§ To be done:
Return precisely the span of lines from the top of the material below to the line containing "plt.rcParams['mathtext.rm'] = 'Liberation", both included. Pictures are excluded.

§ Raw data:
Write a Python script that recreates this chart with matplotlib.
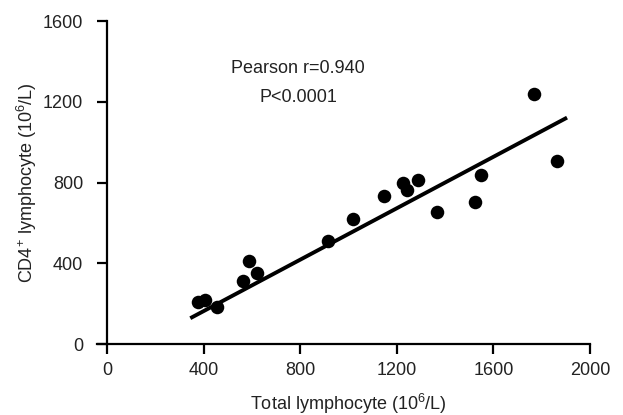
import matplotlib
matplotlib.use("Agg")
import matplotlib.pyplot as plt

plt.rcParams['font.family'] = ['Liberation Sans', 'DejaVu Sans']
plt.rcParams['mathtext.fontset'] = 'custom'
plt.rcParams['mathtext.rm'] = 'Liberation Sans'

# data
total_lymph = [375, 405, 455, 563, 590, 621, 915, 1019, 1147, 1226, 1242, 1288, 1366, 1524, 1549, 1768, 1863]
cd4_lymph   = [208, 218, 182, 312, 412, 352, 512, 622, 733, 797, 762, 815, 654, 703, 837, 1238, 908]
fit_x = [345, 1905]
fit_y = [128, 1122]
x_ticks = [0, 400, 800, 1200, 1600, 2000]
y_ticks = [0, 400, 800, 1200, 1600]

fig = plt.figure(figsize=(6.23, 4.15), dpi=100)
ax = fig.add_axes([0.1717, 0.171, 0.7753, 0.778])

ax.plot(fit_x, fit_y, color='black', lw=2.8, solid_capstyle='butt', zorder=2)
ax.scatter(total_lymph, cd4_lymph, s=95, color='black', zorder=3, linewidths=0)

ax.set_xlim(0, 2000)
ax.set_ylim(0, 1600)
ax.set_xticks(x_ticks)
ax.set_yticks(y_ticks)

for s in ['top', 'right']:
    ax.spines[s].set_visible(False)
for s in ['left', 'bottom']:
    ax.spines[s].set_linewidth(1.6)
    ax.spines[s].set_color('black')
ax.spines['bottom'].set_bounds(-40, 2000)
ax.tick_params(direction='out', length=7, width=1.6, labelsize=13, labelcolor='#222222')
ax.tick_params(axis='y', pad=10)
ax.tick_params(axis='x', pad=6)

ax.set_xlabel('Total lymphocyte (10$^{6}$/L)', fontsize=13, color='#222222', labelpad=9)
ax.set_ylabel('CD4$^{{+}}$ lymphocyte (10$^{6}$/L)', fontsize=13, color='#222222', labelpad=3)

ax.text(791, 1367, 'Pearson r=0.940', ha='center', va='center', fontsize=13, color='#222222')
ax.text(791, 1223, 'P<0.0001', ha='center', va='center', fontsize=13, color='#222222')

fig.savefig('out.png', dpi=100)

§ Solution for this problem:
Write a Python script that recreates this chart with matplotlib.
import matplotlib
matplotlib.use("Agg")
import matplotlib.pyplot as plt

plt.rcParams['font.family'] = ['Liberation Sans', 'DejaVu Sans']
plt.rcParams['mathtext.fontset'] = 'custom'
plt.rcParams['mathtext.rm'] = 'Liberation Sans'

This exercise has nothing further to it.